_Task directions_
Without the pictures, extract every line from the start of the material to the line containing "const yTicks = [0, 10, 20, 30, 40, 50];", both ends included.

○ ○ ○ ○ ○ ○ ○

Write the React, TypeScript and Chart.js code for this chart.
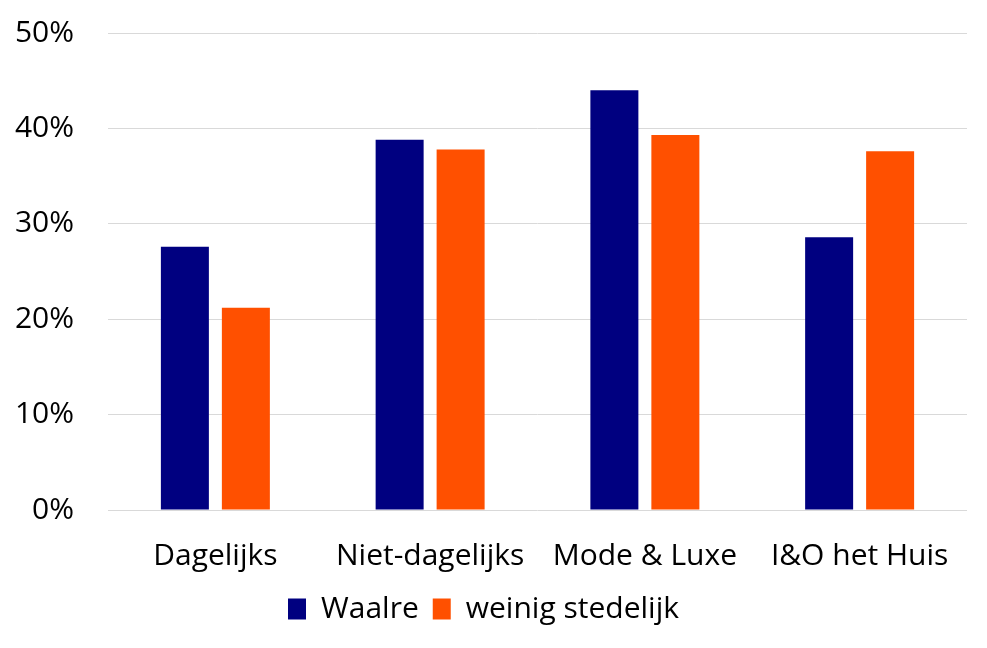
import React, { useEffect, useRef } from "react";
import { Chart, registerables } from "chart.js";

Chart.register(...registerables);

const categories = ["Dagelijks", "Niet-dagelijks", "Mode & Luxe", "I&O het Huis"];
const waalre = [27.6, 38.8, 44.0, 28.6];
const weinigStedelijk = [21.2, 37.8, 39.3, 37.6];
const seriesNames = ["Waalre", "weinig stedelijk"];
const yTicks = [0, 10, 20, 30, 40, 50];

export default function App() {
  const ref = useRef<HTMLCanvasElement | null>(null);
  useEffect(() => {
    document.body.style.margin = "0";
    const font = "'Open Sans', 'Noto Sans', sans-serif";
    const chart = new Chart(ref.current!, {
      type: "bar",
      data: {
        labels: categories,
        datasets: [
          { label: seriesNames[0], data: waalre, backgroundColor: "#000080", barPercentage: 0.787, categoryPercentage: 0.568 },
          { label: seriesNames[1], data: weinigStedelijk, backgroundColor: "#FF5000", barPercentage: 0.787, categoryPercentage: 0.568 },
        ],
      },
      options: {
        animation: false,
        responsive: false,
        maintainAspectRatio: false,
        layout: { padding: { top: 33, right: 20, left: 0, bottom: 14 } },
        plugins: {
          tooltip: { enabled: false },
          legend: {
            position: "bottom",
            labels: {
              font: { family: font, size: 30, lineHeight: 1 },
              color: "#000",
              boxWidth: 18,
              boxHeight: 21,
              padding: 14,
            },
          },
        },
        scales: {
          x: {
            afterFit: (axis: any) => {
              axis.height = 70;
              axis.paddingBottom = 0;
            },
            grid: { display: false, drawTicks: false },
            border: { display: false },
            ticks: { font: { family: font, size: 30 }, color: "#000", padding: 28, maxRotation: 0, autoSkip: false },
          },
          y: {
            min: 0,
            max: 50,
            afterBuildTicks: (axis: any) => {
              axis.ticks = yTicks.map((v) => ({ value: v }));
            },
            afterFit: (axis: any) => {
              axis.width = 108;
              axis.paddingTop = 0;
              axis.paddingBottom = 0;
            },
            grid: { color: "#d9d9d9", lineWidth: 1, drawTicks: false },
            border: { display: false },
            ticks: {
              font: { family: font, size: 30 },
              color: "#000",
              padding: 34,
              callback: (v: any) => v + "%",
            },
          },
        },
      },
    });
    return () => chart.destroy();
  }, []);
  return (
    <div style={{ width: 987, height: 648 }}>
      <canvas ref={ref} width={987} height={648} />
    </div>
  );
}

○ ○ ○ ○ ○ ○ ○

_Exercise solution_
Write the React, TypeScript and Chart.js code for this chart.
import React, { useEffect, useRef } from "react";
import { Chart, registerables } from "chart.js";

Chart.register(...registerables);

const categories = ["Dagelijks", "Niet-dagelijks", "Mode & Luxe", "I&O het Huis"];
const waalre = [27.6, 38.8, 44.0, 28.6];
const weinigStedelijk = [21.2, 37.8, 39.3, 37.6];
const seriesNames = ["Waalre", "weinig stedelijk"];
const yTicks = [0, 10, 20, 30, 40, 50];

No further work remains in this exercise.